Until that happens there will be lost souls in the City at lunch-time during the week. Mr. [Reginald J] Broadbent, who had been lunching there pretty regularly for a number of years, said in one of his rare comments recently that the only chess he really enjoyed these days was played between one and two o’clock. Now, like the war-time cats bemusedly contemplating the wreckage of yesterday’s familiar buildings, chess-players will nod to one another in the street and get back to their jobs more punctually, but they and London chess will be poorer – to the extent of one old familiar “Gambit” and one strange new office-block.

(Any errors of reporting in the above will, we hope, be generously ascribed to the subjective approach of ... A. J. ROYCROFT.)

(Any further errors creeping in 58 years later may be ascribed to the scanner owned by J.C. Saunders and not to the venerable and, as yet, thankfully undemolished A.J. Roycroft)

© 1958 John Roycroft


Footage of the Gambit Chess Rooms

Recently released online, here is some footage of the Gambit Chess Rooms in 1946.


Addendum

The Gambit was in Budge Row, just across the road from Cannon Street station. It had an Irish waitress named Eileen with a high-pitched voice who offered teas. There were normally around 30 people there, 50 at lunchtime. Kriegspiel was popular. The policy used to be no female customers, but this had been relaxed by the mid-forties and I remember playing Eileen Tranmer in a tournament game in the basement, which was reserved for serious chess and hosted our side of the Britain v USSR 1946 radio match where Alexander defeated Botvinnik.

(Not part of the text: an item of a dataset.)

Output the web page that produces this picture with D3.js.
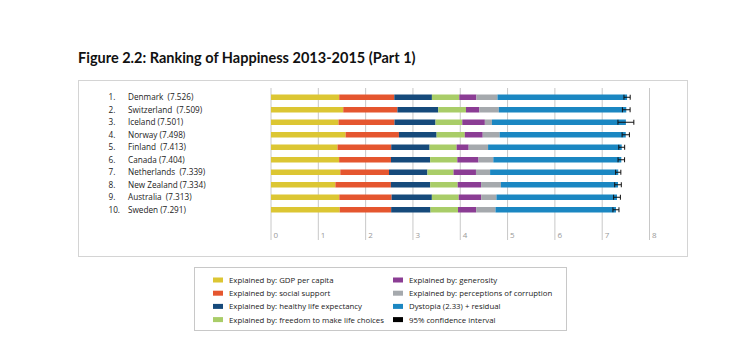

The high point of the Gambit week was the Saturday 'Gambit Guinea'. that sum a worthwhile amount then, being the first prize in the lightning tournament played at ten seconds per move with the timing done by a spoon on a mug. There were sections leading to a final knock-out round of four or eight winners. Usually several British championship players and county top boards took part. I only won it once, but Michael Franklin was much better and took the Guinea several times.

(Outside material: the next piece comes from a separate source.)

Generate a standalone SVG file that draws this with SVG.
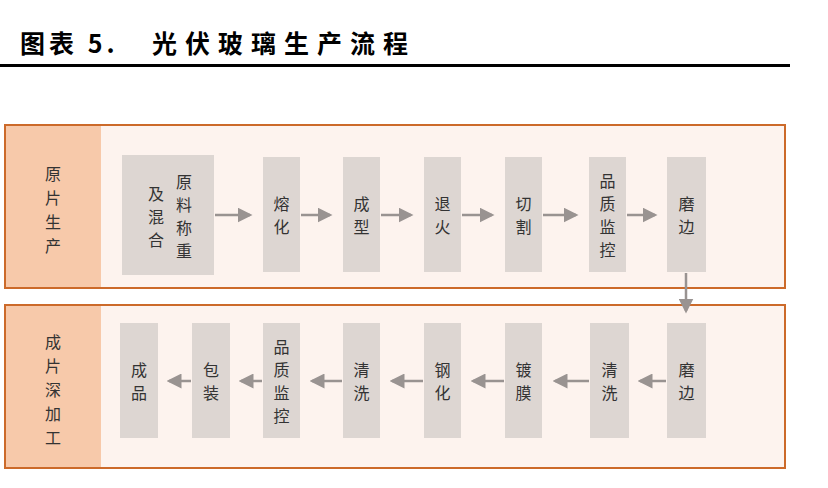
<svg xmlns="http://www.w3.org/2000/svg" width="828" height="488" viewBox="0 0 828 488">
<style>
.t{font-family:"Noto Sans CJK SC",sans-serif;font-size:16px;fill:#333;text-anchor:middle}
.h{font-family:"Noto Sans CJK SC",sans-serif;font-size:25px;font-weight:bold;fill:#000}
.pan{fill:#fdf3ee;stroke:#cc6a2a;stroke-width:2}
.lab{fill:#f7c9aa}
.box{fill:#ddd6d2}
.c{stroke:#999391;stroke-width:2.5;fill:none;marker-end:url(#a)}
</style>
<defs><marker id="a" markerWidth="6" markerHeight="6" refX="5" refY="3" orient="auto" markerUnits="strokeWidth"><path d="M0,0L6,3L0,6z" fill="#999391"/></marker></defs>
<text class="h" x="20" y="53" letter-spacing="4">图表 5.</text>
<text class="h" x="152" y="53" letter-spacing="8">光伏玻璃生产流程</text>
<rect x="0" y="64" width="790" height="3" fill="#000"/>
<g id="panel1"><rect class="pan" x="5" y="125" width="780" height="163"/><rect class="lab" x="6" y="126" width="95" height="161"/>
<text class="t"><tspan x="53" y="180">原</tspan><tspan x="53" y="204">片</tspan><tspan x="53" y="228">生</tspan><tspan x="53" y="252">产</tspan></text></g>
<g id="panel2"><rect class="pan" x="5" y="305" width="780" height="163"/><rect class="lab" x="6" y="306" width="95" height="161"/>
<text class="t"><tspan x="53" y="348">成</tspan><tspan x="53" y="372">片</tspan><tspan x="53" y="396">深</tspan><tspan x="53" y="420">加</tspan><tspan x="53" y="444">工</tspan></text></g>
<g id="n1"><rect class="box" x="122" y="155" width="92" height="120"/><text class="t"><tspan x="184" y="188">原</tspan><tspan x="184" y="211">料</tspan><tspan x="184" y="234">称</tspan><tspan x="184" y="257">重</tspan><tspan x="156" y="200">及</tspan><tspan x="156" y="223">混</tspan><tspan x="156" y="246">合</tspan></text></g>
<g id="n2"><rect class="box" x="263" y="157" width="37" height="115"/><text class="t"><tspan x="281.5" y="210">熔</tspan><tspan x="281.5" y="233">化</tspan></text></g>
<g id="n3"><rect class="box" x="343" y="157" width="37" height="115"/><text class="t"><tspan x="361.5" y="210">成</tspan><tspan x="361.5" y="233">型</tspan></text></g>
<g id="n4"><rect class="box" x="424" y="157" width="37" height="115"/><text class="t"><tspan x="442.5" y="210">退</tspan><tspan x="442.5" y="233">火</tspan></text></g>
<g id="n5"><rect class="box" x="505" y="157" width="37" height="115"/><text class="t"><tspan x="523.5" y="210">切</tspan><tspan x="523.5" y="233">割</tspan></text></g>
<g id="n6"><rect class="box" x="589" y="157" width="37" height="115"/><text class="t"><tspan x="607.5" y="187">品</tspan><tspan x="607.5" y="210">质</tspan><tspan x="607.5" y="233">监</tspan><tspan x="607.5" y="256">控</tspan></text></g>
<g id="n7"><rect class="box" x="667" y="157" width="39" height="115"/><text class="t"><tspan x="686.5" y="210">磨</tspan><tspan x="686.5" y="233">边</tspan></text></g>
<g id="m1"><rect class="box" x="667" y="323" width="39" height="115"/><text class="t"><tspan x="686.5" y="376">磨</tspan><tspan x="686.5" y="399">边</tspan></text></g>
<g id="m2"><rect class="box" x="590" y="323" width="39" height="115"/><text class="t"><tspan x="609.5" y="376">清</tspan><tspan x="609.5" y="399">洗</tspan></text></g>
<g id="m3"><rect class="box" x="505" y="323" width="37" height="115"/><text class="t"><tspan x="523.5" y="376">镀</tspan><tspan x="523.5" y="399">膜</tspan></text></g>
<g id="m4"><rect class="box" x="424" y="323" width="37" height="115"/><text class="t"><tspan x="442.5" y="376">钢</tspan><tspan x="442.5" y="399">化</tspan></text></g>
<g id="m5"><rect class="box" x="343" y="323" width="37" height="115"/><text class="t"><tspan x="361.5" y="376">清</tspan><tspan x="361.5" y="399">洗</tspan></text></g>
<g id="m6"><rect class="box" x="263" y="323" width="37" height="115"/><text class="t"><tspan x="281.5" y="353">品</tspan><tspan x="281.5" y="376">质</tspan><tspan x="281.5" y="399">监</tspan><tspan x="281.5" y="422">控</tspan></text></g>
<g id="m7"><rect class="box" x="192" y="323" width="38" height="115"/><text class="t"><tspan x="211" y="376">包</tspan><tspan x="211" y="399">装</tspan></text></g>
<g id="m8"><rect class="box" x="120" y="323" width="38" height="115"/><text class="t"><tspan x="139" y="376">成</tspan><tspan x="139" y="399">品</tspan></text></g>
<g id="connectors">
<path class="c" d="M215,215H250"/><path class="c" d="M301,215H330"/><path class="c" d="M381,215H411"/><path class="c" d="M462,215H492"/><path class="c" d="M543,215H576"/><path class="c" d="M627,215H655"/>
<path class="c" d="M686,273V311"/>
<path class="c" d="M666,381H640"/><path class="c" d="M589,381H555"/><path class="c" d="M504,381H473"/><path class="c" d="M423,381H392"/><path class="c" d="M342,381H312"/><path class="c" d="M262,381H241"/><path class="c" d="M191,381H169"/>
</g>
</svg>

The Gambit was knocked down by developers who built 14-storey Bucklesbury House, headquarters of Legal & General and regarded as an architectural eyesore. For decades afterwards when walking along Cannon Street I glanced wistfully at what used to be the cafe entrance. Recently this building has had its come-uppance and has been boarded off (thus closing down Budge Row) in preparation for a 22-storey replacement. Leonard Barden, English Chess Forum, 9 February 2010.